== Your task ==
Pick out the lines below that include the string "chart".
— Start of Information supplied —
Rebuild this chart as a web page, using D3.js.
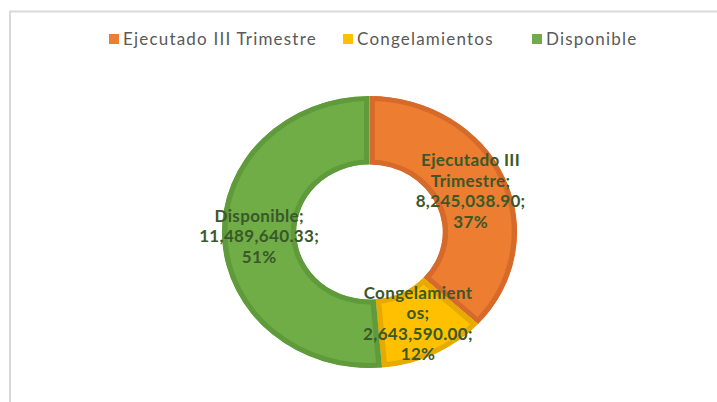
<!DOCTYPE html>
<html>
<head>
<meta charset="utf-8">
<script src="https://cdn.jsdelivr.net/npm/d3@7"></script>
<style>
  html, body { margin: 0; padding: 0; background: #ffffff; }
  svg { display: block; }
</style>
</head>
<body>
<svg id="chart" width="717" height="402"></svg>
<script>
// ---- Data ----
const categories = ["Ejecutado III Trimestre", "Congelamientos", "Disponible"];
const values = [8245038.90, 2643590.00, 11489640.33];
const labelNames = [["Ejecutado III", "Trimestre;"], ["Congelamient", "os;"], ["Disponible;"]];
const colors = ["#ED7D31", "#FFC000", "#70AD47"];
const borderColors = ["#D66A2B", "#E6AA00", "#5F9B3B"];

// ---- Layout ----
const W = 717, H = 402;
const cx = 369.5, cy = 232;
const outerR = 136, innerR = 67.5;
const xStretch = 1.085;

const svg = d3.select("#chart");

// frame
svg.append("rect")
  .attr("x", 10).attr("y", 11.5)
  .attr("width", W + 20).attr("height", H + 20)
  .attr("fill", "#ffffff")
  .attr("stroke", "#D9D9D9").attr("stroke-width", 2);

const total = d3.sum(values);
const pie = d3.pie().sort(null).value(d => d)(values);
const arc = d3.arc().innerRadius(innerR).outerRadius(outerR);

const g = svg.append("g").attr("transform", `translate(${cx},${cy}) scale(${xStretch},1)`);
const defs = svg.append("defs");

pie.forEach((p, i) => {
  const id = "clip" + i;
  defs.append("clipPath").attr("id", id).append("path").attr("d", arc(p));
  g.append("path")
    .attr("d", arc(p))
    .attr("fill", colors[i])
    .attr("stroke", borderColors[i])
    .attr("stroke-width", 10)
    .attr("clip-path", `url(#${id})`);
});

// labels
const fmt = d3.format(",.2f");
const lineH = 20.5;
pie.forEach((p, i) => {
  const [mx, my] = arc.centroid(p);
  const lines = labelNames[i].concat([fmt(values[i]) + ";", Math.round(values[i] / total * 100) + "%"]);
  const x = cx + mx * xStretch, y = cy + my;
  const t = svg.append("text")
    .attr("text-anchor", "middle")
    .attr("font-family", "Lato, 'DejaVu Sans', sans-serif")
    .attr("font-weight", "bold")
    .attr("font-size", 17)
    .attr("letter-spacing", 0.35)
    .attr("fill", "#3A5829");
  lines.forEach((l, k) => {
    t.append("tspan")
      .attr("x", x)
      .attr("y", y + (k - (lines.length - 1) / 2) * lineH)
      .attr("dy", "0.35em")
      .text(l);
  });
});

// legend
const legendX = [109, 343, 532];
const leg = svg.append("g");
categories.forEach((c, i) => {
  leg.append("rect")
    .attr("x", legendX[i]).attr("y", 34)
    .attr("width", 10).attr("height", 10)
    .attr("fill", colors[i]);
  leg.append("text")
    .attr("x", legendX[i] + 14).attr("y", 39.5)
    .attr("dy", "0.35em")
    .attr("font-family", "Lato, 'DejaVu Sans', sans-serif")
    .attr("font-size", 17)
    .attr("letter-spacing", 1.2)
    .attr("fill", "#595959")
    .text(c);
});
</script>
</body>
</html>
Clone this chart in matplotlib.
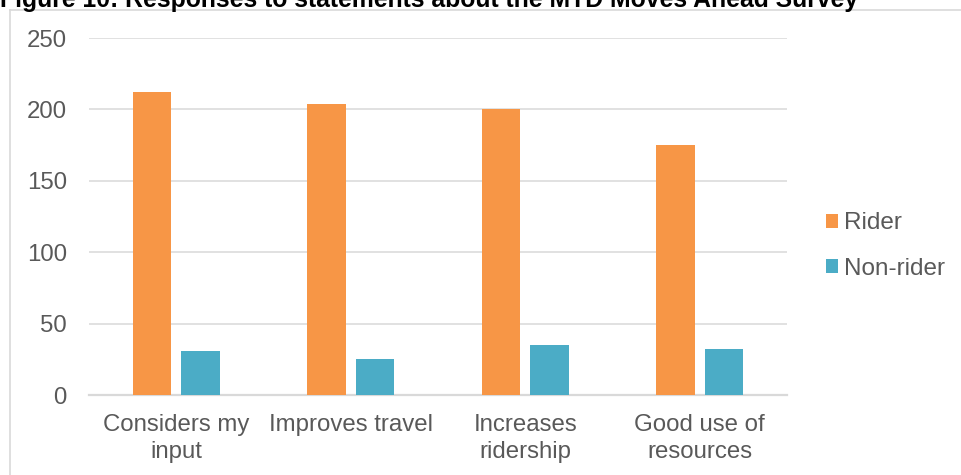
import matplotlib.pyplot as plt
import numpy as np
from matplotlib.lines import Line2D

plt.rcParams['font.family'] = ['Liberation Sans', 'DejaVu Sans']

# data
categories = ['Considers my\ninput', 'Improves travel', 'Increases\nridership', 'Good use of\nresources']
rider = [212, 204, 200, 175]
non_rider = [31, 25, 35, 32]
series_names = ['Rider', 'Non-rider']
yticks = [0, 50, 100, 150, 200, 250]

ORANGE = '#F79646'
TEAL = '#4BACC6'
GRID = '#D9D9D9'
TEXT = '#595959'

W, H = 961, 475
fig = plt.figure(figsize=(W / 100, H / 100), dpi=100)

# chart frame (top-left part visible)
fig.add_artist(Line2D([10 / W, 10 / W], [0, 1 - 10 / H], color=GRID, lw=1.2))
fig.add_artist(Line2D([10 / W, 1], [1 - 10 / H, 1 - 10 / H], color=GRID, lw=1.2))

# title sits against the top edge, as in the source
fig.text(0.0, 1 - 7 / H, 'Figure 10: Responses to statements about the MTD Moves Ahead Survey',
         fontsize=17.8, fontweight='bold', ha='left', va='baseline', color='black')

ax = fig.add_axes([89 / W, 1 - 395 / H, (787 - 89) / W, (395 - 38) / H])

x = np.arange(len(categories))
bw = 0.22
ax.bar(x - 0.138, rider, width=bw, color=ORANGE, label=series_names[0], zorder=3)
ax.bar(x + 0.138, non_rider, width=bw, color=TEAL, label=series_names[1], zorder=3)

ax.set_xlim(-0.5, len(categories) - 0.5)
ax.set_ylim(0, 250)
ax.set_yticks(yticks)
ax.set_xticks(x)
ax.set_xticklabels(categories, linespacing=1.33)
ax.tick_params(axis='both', length=0, labelsize=17.3, labelcolor=TEXT)
ax.tick_params(axis='y', pad=16)
ax.tick_params(axis='x', pad=13.5)

ax.grid(axis='y', color=GRID, lw=1.1, zorder=0)
for s in ['top', 'right', 'left']:
    ax.spines[s].set_visible(False)
ax.spines['bottom'].set_color(GRID)
ax.spines['bottom'].set_linewidth(1.6)

ax.legend(loc='center left', bbox_to_anchor=(804 / W, 1 - 246 / H),
          bbox_transform=fig.transFigure, frameon=False, fontsize=17.5,
          labelcolor=TEXT, handlelength=0.5, handleheight=0.5,
          handletextpad=0.25, labelspacing=0.95)

fig.savefig('out.png', dpi=100)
— End of Information supplied —
== The completed task ==
Rebuild this chart as a web page, using D3.js.
<svg id="chart" width="717" height="402"></svg>
const svg = d3.select("#chart");
Clone this chart in matplotlib.
# chart frame (top-left part visible)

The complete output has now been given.